BEGIN SUPPLIED RECORDS

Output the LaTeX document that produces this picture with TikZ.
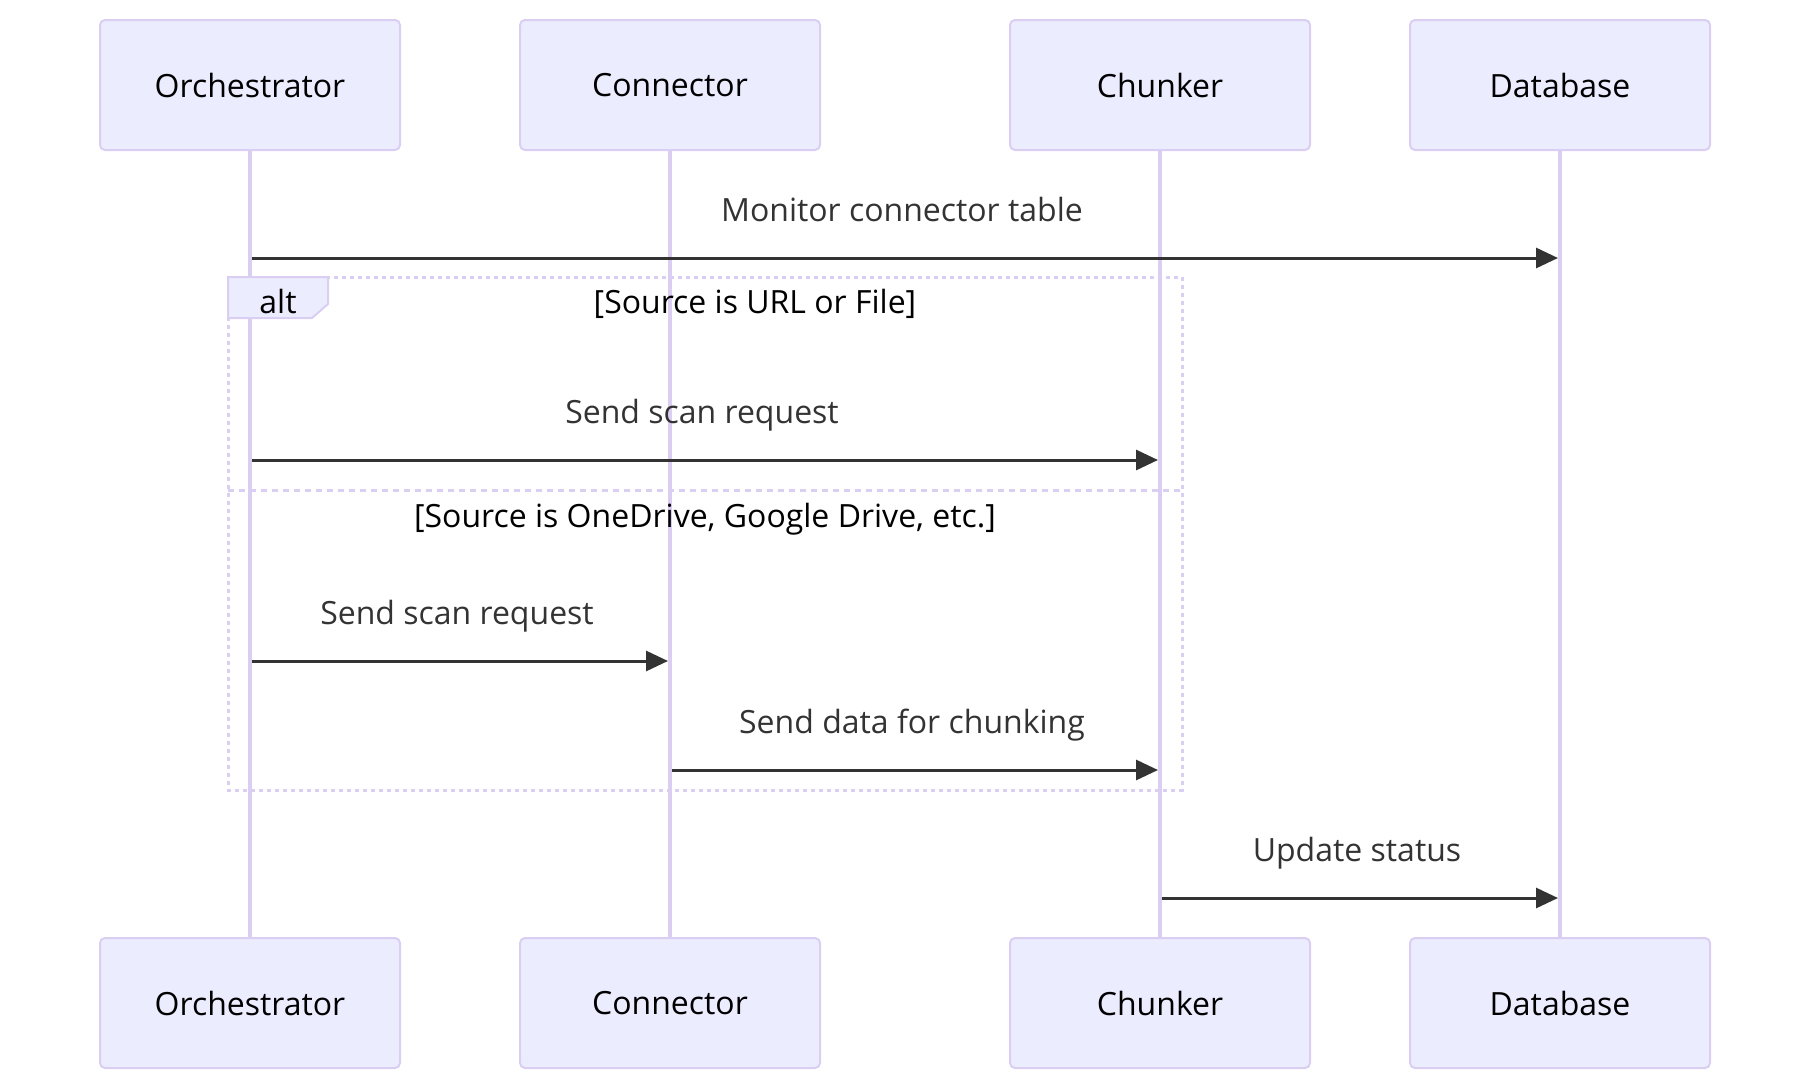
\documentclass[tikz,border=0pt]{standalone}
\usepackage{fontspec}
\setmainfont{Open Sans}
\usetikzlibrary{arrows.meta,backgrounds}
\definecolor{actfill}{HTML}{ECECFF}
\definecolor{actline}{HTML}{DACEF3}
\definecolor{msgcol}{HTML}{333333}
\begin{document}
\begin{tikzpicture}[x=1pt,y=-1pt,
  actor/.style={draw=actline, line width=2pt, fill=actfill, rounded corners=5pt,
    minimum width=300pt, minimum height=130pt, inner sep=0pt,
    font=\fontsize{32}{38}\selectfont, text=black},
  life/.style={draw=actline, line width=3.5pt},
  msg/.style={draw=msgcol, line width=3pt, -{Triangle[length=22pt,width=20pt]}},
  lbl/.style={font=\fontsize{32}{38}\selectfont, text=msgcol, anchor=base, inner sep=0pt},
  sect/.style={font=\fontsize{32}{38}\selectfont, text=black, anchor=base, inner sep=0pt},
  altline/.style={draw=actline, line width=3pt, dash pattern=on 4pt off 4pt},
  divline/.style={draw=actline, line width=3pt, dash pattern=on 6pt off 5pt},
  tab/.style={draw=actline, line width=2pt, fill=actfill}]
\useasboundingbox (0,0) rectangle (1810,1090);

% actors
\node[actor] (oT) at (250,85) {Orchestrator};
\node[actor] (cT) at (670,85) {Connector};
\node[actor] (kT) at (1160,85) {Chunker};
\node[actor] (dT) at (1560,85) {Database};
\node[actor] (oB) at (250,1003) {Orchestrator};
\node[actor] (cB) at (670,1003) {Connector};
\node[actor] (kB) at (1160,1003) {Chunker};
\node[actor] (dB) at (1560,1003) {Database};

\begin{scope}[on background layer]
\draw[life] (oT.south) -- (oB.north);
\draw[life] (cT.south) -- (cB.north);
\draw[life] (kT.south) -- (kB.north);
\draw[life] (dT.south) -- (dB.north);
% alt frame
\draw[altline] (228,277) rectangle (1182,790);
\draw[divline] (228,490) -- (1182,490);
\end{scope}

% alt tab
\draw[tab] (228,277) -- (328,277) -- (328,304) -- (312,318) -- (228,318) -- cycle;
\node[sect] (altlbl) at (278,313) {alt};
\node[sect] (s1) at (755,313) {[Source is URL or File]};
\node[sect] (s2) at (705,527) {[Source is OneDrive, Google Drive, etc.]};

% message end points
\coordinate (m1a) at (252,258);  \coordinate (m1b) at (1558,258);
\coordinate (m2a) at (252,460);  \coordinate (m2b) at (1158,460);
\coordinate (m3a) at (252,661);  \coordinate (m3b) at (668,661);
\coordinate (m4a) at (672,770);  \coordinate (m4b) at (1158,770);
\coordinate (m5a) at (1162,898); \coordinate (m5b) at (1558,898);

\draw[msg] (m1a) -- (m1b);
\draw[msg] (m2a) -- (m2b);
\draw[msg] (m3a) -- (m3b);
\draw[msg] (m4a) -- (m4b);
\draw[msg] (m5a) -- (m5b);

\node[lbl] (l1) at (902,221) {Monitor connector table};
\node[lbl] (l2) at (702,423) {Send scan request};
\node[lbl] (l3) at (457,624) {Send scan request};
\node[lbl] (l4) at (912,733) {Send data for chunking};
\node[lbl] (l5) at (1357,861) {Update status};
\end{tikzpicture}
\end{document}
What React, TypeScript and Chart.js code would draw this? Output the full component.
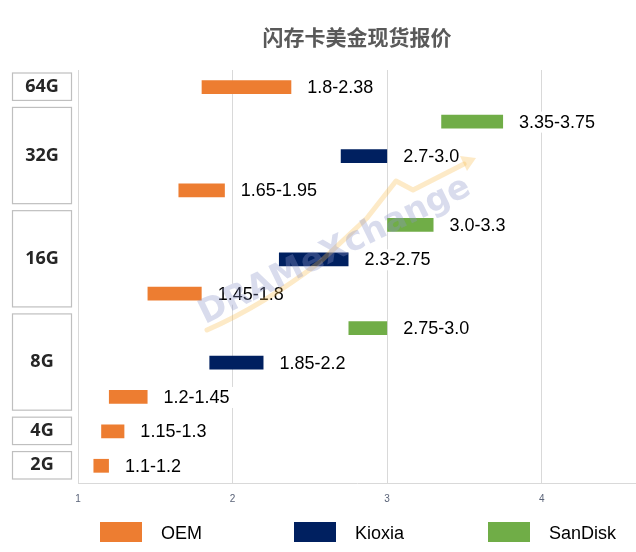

END SUPPLIED RECORDS

● TASK DIRECTIONS: Retype the whole listing, keeping every line identical and omitting all pictures.

● SOLUTION:
Output the LaTeX document that produces this picture with TikZ.
\documentclass[tikz,border=0pt]{standalone}
\usepackage{fontspec}
\setmainfont{Open Sans}
\usetikzlibrary{arrows.meta,backgrounds}
\definecolor{actfill}{HTML}{ECECFF}
\definecolor{actline}{HTML}{DACEF3}
\definecolor{msgcol}{HTML}{333333}
\begin{document}
\begin{tikzpicture}[x=1pt,y=-1pt,
  actor/.style={draw=actline, line width=2pt, fill=actfill, rounded corners=5pt,
    minimum width=300pt, minimum height=130pt, inner sep=0pt,
    font=\fontsize{32}{38}\selectfont, text=black},
  life/.style={draw=actline, line width=3.5pt},
  msg/.style={draw=msgcol, line width=3pt, -{Triangle[length=22pt,width=20pt]}},
  lbl/.style={font=\fontsize{32}{38}\selectfont, text=msgcol, anchor=base, inner sep=0pt},
  sect/.style={font=\fontsize{32}{38}\selectfont, text=black, anchor=base, inner sep=0pt},
  altline/.style={draw=actline, line width=3pt, dash pattern=on 4pt off 4pt},
  divline/.style={draw=actline, line width=3pt, dash pattern=on 6pt off 5pt},
  tab/.style={draw=actline, line width=2pt, fill=actfill}]
\useasboundingbox (0,0) rectangle (1810,1090);

% actors
\node[actor] (oT) at (250,85) {Orchestrator};
\node[actor] (cT) at (670,85) {Connector};
\node[actor] (kT) at (1160,85) {Chunker};
\node[actor] (dT) at (1560,85) {Database};
\node[actor] (oB) at (250,1003) {Orchestrator};
\node[actor] (cB) at (670,1003) {Connector};
\node[actor] (kB) at (1160,1003) {Chunker};
\node[actor] (dB) at (1560,1003) {Database};

\begin{scope}[on background layer]
\draw[life] (oT.south) -- (oB.north);
\draw[life] (cT.south) -- (cB.north);
\draw[life] (kT.south) -- (kB.north);
\draw[life] (dT.south) -- (dB.north);
% alt frame
\draw[altline] (228,277) rectangle (1182,790);
\draw[divline] (228,490) -- (1182,490);
\end{scope}

% alt tab
\draw[tab] (228,277) -- (328,277) -- (328,304) -- (312,318) -- (228,318) -- cycle;
\node[sect] (altlbl) at (278,313) {alt};
\node[sect] (s1) at (755,313) {[Source is URL or File]};
\node[sect] (s2) at (705,527) {[Source is OneDrive, Google Drive, etc.]};

% message end points
\coordinate (m1a) at (252,258);  \coordinate (m1b) at (1558,258);
\coordinate (m2a) at (252,460);  \coordinate (m2b) at (1158,460);
\coordinate (m3a) at (252,661);  \coordinate (m3b) at (668,661);
\coordinate (m4a) at (672,770);  \coordinate (m4b) at (1158,770);
\coordinate (m5a) at (1162,898); \coordinate (m5b) at (1558,898);

\draw[msg] (m1a) -- (m1b);
\draw[msg] (m2a) -- (m2b);
\draw[msg] (m3a) -- (m3b);
\draw[msg] (m4a) -- (m4b);
\draw[msg] (m5a) -- (m5b);

\node[lbl] (l1) at (902,221) {Monitor connector table};
\node[lbl] (l2) at (702,423) {Send scan request};
\node[lbl] (l3) at (457,624) {Send scan request};
\node[lbl] (l4) at (912,733) {Send data for chunking};
\node[lbl] (l5) at (1357,861) {Update status};
\end{tikzpicture}
\end{document}
What React, TypeScript and Chart.js code would draw this? Output the full component.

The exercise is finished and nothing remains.